Blankfein Defends Goldman From Ever-Increasing Desire To See The Mollusk Chopped Up
One of the primary underthemes these days in the regulatory and academic community is the discussion of not just whether or not to break up Goldman (moot: the company has no place continuing to exist in its current form which is essentially a Holding Company for the Federal Reserve, Treasury, the White House, Congress and the Senate), but how to do it. Apparently, Goldman's apparatchiks have realized that the tide of public anger is shifting from a broad, blind anger aimed at the generic concept of "Goldman Sachs", into a definitive policy approach that recommends the immediate tear up of Goldman into various, less than monopolist organizations (Ma Bell ring a...well, bell?). It is impending for the "greater good" of the country and society that this debate becomes front and center immediately. After all, the suddenly very devout oracular priests at the top floor of One New York Plaza must be fully aware of the scripture prophesying that when the oceanic ecosystem would be threatened by one omnipotent, middleclassovorous squid, the vengeful god proceeded to smite it with great vengeance and furious anger (or something like that - we hope to stand corrected by the one "true" intermediary of God's real message these days: Goldman Sachs).
So Goldman is now on the defensive. Lloyd proceeds to define the situation in a tidy little, $24 trillion, package: “Our business is very complex, and I won’t deny that, but
it’s far, far simpler than most of the competitors." It is indeed: no risk and infinite return. Any questions? Too bad Goldman can not approach some VC's with that business model - they may be able to even get more than a couple million in post money valuation, even in today's frigid venture capital climate.
Yet is Goldman's Googlesque admonition that they do no bad, ever, correct (aside from the fact of whether being knighted Viceroy of the Milky Way has any ethical implications to it, of course)?
Simon Johnson, a professor at the Massachusetts Institute
of Technology in Cambridge, said in a Bloomberg radio interview
today that Goldman Sachs’s assets nearly quadrupled over the
last decade. “What have we gained from a societal perspective
from Goldman Sachs becoming four times bigger? Nothing,” said
Johnson, a former chief economist for the International Monetary
Fund. “Break Goldman Sachs up into four pieces, let them choose
how they break up.”
Amen Simon, Amen. (see, we can be religious too). And by, we, I of course refer to Zero Hedge as being that ever hurtful "pop press" as defined by Goldman's uberlord:
“Most of the activities we do, and you can be confused if
you read the pop press, serve a real purpose,” Blankfein said.
“It wouldn’t be better for the world or the financial system”
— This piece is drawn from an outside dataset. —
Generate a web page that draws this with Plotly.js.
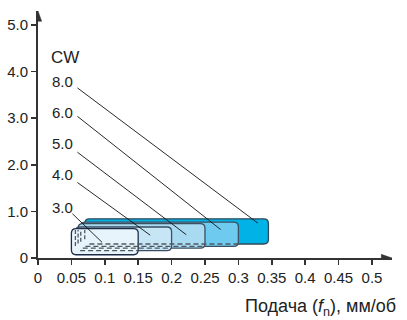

to change the firm’s activities, he said. “We pretty much stuck to our investment-banking
knitting,” Blankfein said. “That’s why we have 30,000 people
and many of our competitors have well over 200,000 or 300,000
Well, that, and also controlling the abovementioned entities (being the pop press, and our readers having a short attention span, let's relist them: the Federal Reserve, Treasury, the White House, Congress and the Senate). If you include all the employees at these institutions, then the total headcount msuddenly rises quite a bit higher than merely 3,000. In fact, Mr. Blankfein confirms this very effectively: "Blankfein said that the New York-based firm’s change to a
bank under the supervision of the Federal Reserve means that
“there are dozens of people who work for the New York Fed who
come to work in our offices every day.”
In fact, we would not be surprised if said NY Fed gentlemen have a dedicated Bloomberg terminal at 85 Broad and One NY Plaza (at least 4 screens a pop, as we all know these true men of galactic control hubris are BSDs), a turret straight to the Treasury and JP Morgan, whichever is less redundant, and about $1 trillion in AUM a piece. After all, running the world takes some serious taxpayer money.